Stephen and Ondrea Levine live in the mountains of New Mexico.
-
I’ve been told that some of Stephen Levine’s earlier work can be found in the Oracle (eg. vol 1, no 9, 1967) and other underground San Francisco papers from the Sixties. A treasure hunt for collectors…

Hi Ivan,
How are you?
Forgive me I have chosen only on Michel Black’s death; it is so very touching
Yes, Michel is right “death .. is .. not to be feared” rather welcomed If I may add his writing mrditation on death as if Michael’s invitation to it
To coclude death is the only TRUTH in life… in all; it cannot be escaped
Thank you for sharing it
I’m sorry for the loss of your friend Michael, Ivan.
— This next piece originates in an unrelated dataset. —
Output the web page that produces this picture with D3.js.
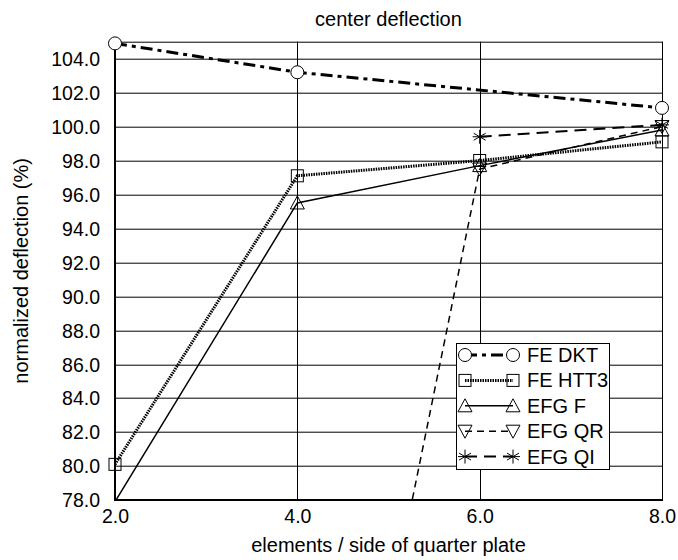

He sounds like he was a wise man. May he rest in peace. Thoughts of him, his friends, and his family are in my heart. May warm memories comfort you all. Blessings.
thank-you for this today. it seems sad he died so suddenly.
ellen
but ……
Thank you for that beautiful reminder, how fortunate to have a friend like that and he you.
Ivan, I’m so sorry for the loss of your friend Michael.
May prayers support those close to him , who will miss him most.
I feel sorry for your friend Micheal’s death.
He must be a good soul.
character is like a tree and reputation like a shadow
the shadow is what we think of it; the tree is the real thing-abe lincoln
Maybe it is fortuitous that I have been reading John O’Donohue over the weekend. He, as you know Ivan, also met with an untimely death at an age we deem [too young]
In reading about John, I chanced upon David Whyte’s beautiful tribute to him, and noticed Poetry Chaikana on the web site. It is worth telling your readers that to google David Whyte’s Tribute to John O’Donohue will bring delight. May Stephen, John and all our poets continue in an everlasting stream of goodness and joy. May all those who grieve be enfolded in that joy.
Trish
Today is a good day to grieve. I will relish this time to feel, to be safe in my womb of grubby relaxed clothes that sag and drape, leaving room for expansion and contraction, my smooth house slippers that will travel the sacred path of warn carpet and flooring reaching from bed, to sofa, and toilet. I will allow the pores of my soul to breathe today.
So sorry to hear about your friend Michael, he sounds like an amazing guy. What a beautiful meditation he wrote there.
Thanks for today’s poem too, I really like it.
Dear Ivan,
My blessings to you and Michael–as you feel the gift of his life and death drawing you to a deeper reality. I include his son and girlfriend for comfort as the pain of loss—so unexpected–has entered your lives.